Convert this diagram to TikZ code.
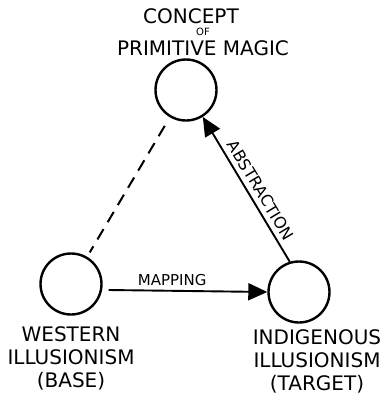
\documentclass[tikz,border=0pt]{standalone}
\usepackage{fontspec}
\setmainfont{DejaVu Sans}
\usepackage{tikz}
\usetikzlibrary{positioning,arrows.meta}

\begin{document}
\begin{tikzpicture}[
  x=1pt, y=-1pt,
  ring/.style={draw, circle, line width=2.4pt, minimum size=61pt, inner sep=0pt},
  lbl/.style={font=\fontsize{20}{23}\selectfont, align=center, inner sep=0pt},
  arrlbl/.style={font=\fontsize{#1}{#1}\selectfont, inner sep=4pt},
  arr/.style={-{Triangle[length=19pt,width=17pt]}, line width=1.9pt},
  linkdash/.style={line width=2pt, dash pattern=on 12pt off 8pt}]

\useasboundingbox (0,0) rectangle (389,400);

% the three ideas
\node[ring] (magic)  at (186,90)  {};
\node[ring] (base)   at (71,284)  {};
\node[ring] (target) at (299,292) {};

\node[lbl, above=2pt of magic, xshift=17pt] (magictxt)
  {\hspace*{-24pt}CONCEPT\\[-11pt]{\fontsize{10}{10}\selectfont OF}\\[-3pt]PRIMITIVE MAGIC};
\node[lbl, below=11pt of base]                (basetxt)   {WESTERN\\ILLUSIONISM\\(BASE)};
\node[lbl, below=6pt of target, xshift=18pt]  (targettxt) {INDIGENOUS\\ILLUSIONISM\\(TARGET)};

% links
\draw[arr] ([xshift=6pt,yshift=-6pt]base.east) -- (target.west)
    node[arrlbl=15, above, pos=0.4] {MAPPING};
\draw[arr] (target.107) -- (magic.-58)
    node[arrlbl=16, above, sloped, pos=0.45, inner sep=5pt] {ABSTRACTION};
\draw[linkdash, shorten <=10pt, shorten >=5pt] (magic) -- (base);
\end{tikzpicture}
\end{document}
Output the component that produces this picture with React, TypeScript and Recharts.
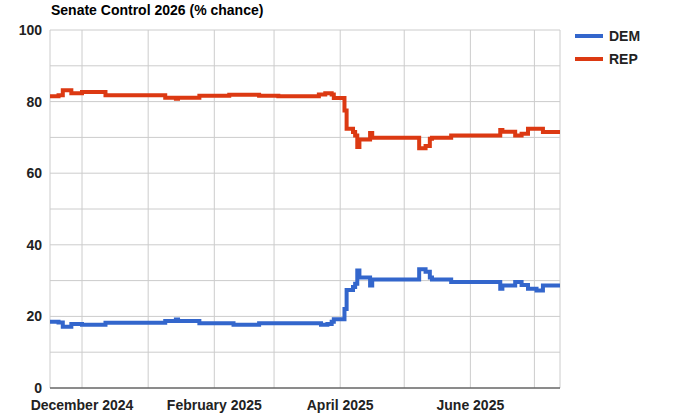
-.-.-
■ Task to carry out ■
Repeat the listing verbatim. Skip the pictures.

■ Response to the exercise ■
Convert this diagram to TikZ code.
\documentclass[tikz,border=0pt]{standalone}
\usepackage{fontspec}
\setmainfont{DejaVu Sans}
\usepackage{tikz}
\usetikzlibrary{positioning,arrows.meta}

\begin{document}
\begin{tikzpicture}[
  x=1pt, y=-1pt,
  ring/.style={draw, circle, line width=2.4pt, minimum size=61pt, inner sep=0pt},
  lbl/.style={font=\fontsize{20}{23}\selectfont, align=center, inner sep=0pt},
  arrlbl/.style={font=\fontsize{#1}{#1}\selectfont, inner sep=4pt},
  arr/.style={-{Triangle[length=19pt,width=17pt]}, line width=1.9pt},
  linkdash/.style={line width=2pt, dash pattern=on 12pt off 8pt}]

\useasboundingbox (0,0) rectangle (389,400);

% the three ideas
\node[ring] (magic)  at (186,90)  {};
\node[ring] (base)   at (71,284)  {};
\node[ring] (target) at (299,292) {};

\node[lbl, above=2pt of magic, xshift=17pt] (magictxt)
  {\hspace*{-24pt}CONCEPT\\[-11pt]{\fontsize{10}{10}\selectfont OF}\\[-3pt]PRIMITIVE MAGIC};
\node[lbl, below=11pt of base]                (basetxt)   {WESTERN\\ILLUSIONISM\\(BASE)};
\node[lbl, below=6pt of target, xshift=18pt]  (targettxt) {INDIGENOUS\\ILLUSIONISM\\(TARGET)};

% links
\draw[arr] ([xshift=6pt,yshift=-6pt]base.east) -- (target.west)
    node[arrlbl=15, above, pos=0.4] {MAPPING};
\draw[arr] (target.107) -- (magic.-58)
    node[arrlbl=16, above, sloped, pos=0.45, inner sep=5pt] {ABSTRACTION};
\draw[linkdash, shorten <=10pt, shorten >=5pt] (magic) -- (base);
\end{tikzpicture}
\end{document}
Output the component that produces this picture with React, TypeScript and Recharts.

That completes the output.